Japanese Minister of Foreign Affairs Taro Aso

Image via Wikipedia


guardian.co.uk
Taro Aso, one of the most controversial figures in Japanese politics, has emerged as the favourite to replace Yasuo Fukuda, less than 24 hours after the prime minister announced his surprise resignation.
While Aso stopped short of officially announcing his candidacy, the 67-year-old hawk made no secret of his ambitions.
"Mr Fukuda said last night that he wanted a successor to take over what he has done," he told reporters today. "I believe I am qualified to take over [his] agenda."
[..]While Fukuda was criticised for lacking charisma, Aso has stoked controversy with a succession of ill-judged outbursts, often directed at Japan's former wartime victims.
In 2003 he upset Koreans when he praised Japan's often brutal colonisation of the Korean peninsula from 1910-1945; last year he suggested that US diplomats in the Middle East would never be trusted to solve the region's problems because they had "blue eyes and blond hair".
As economics minister, he said he wanted to turn Japan into a country where "rich Jews" would want to live.
During the second world war, his father's mining company used Allied POWs as slave labourers. Aso joined the firm in 1966 and was president for most of the 1970s, but has refused to apologise for its past use of forced labour.
He did apologise, however, for an ill-judged remark about Alzheimer's sufferers, but created uproar again last month when he likened the opposition to the Nazis because of their obstructionist tactics in parliament.

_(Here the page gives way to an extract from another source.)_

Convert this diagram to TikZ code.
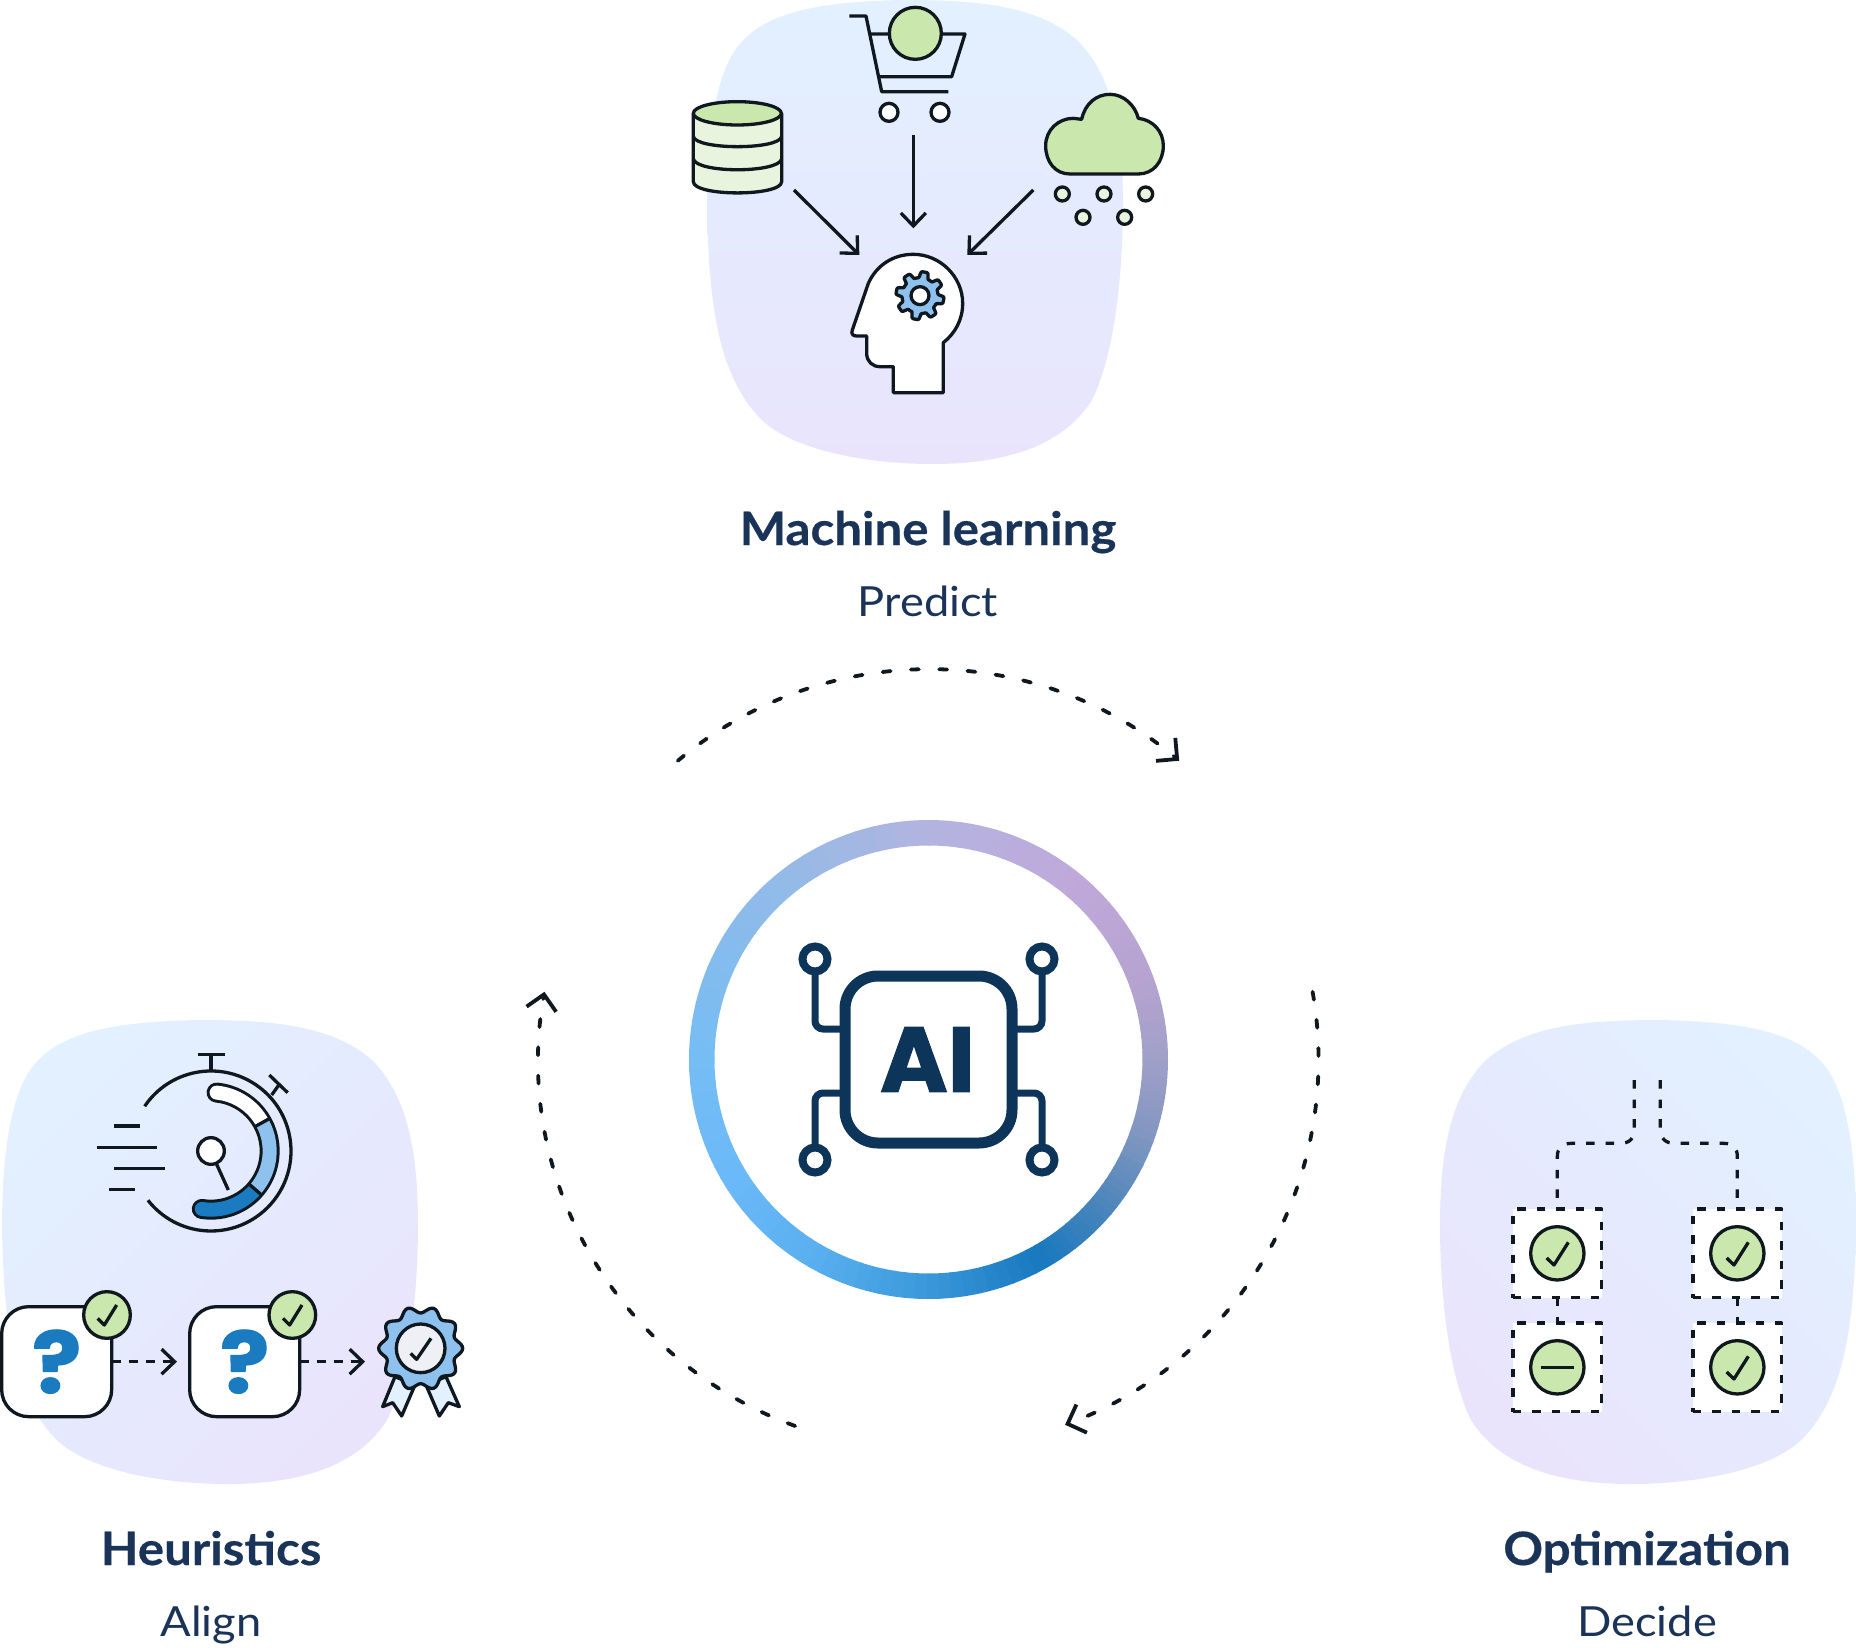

He wants class-A war criminals "delisted" from Yasukuni, a shrine in Tokyo that honours Japan's war dead, thereby removing the biggest obstacle to members of the imperial family resuming their annual visits.
Aso's privileged background, and charges that he is out of touch with ordinary Japanese, may explain his gaffe-strewn past.
[..]Aso's hard-line stance against China and North Korea has secured him bete-noire status among Japan's neighbours, but his conservative populism plays well at home. A poll published yesterday put his personal approval rating at 26%, well ahead of Fukuda (5%) and Ichiro Ozawa, the leader of the biggest opposition party, the Democratic party of Japan (DPJ) on 8%.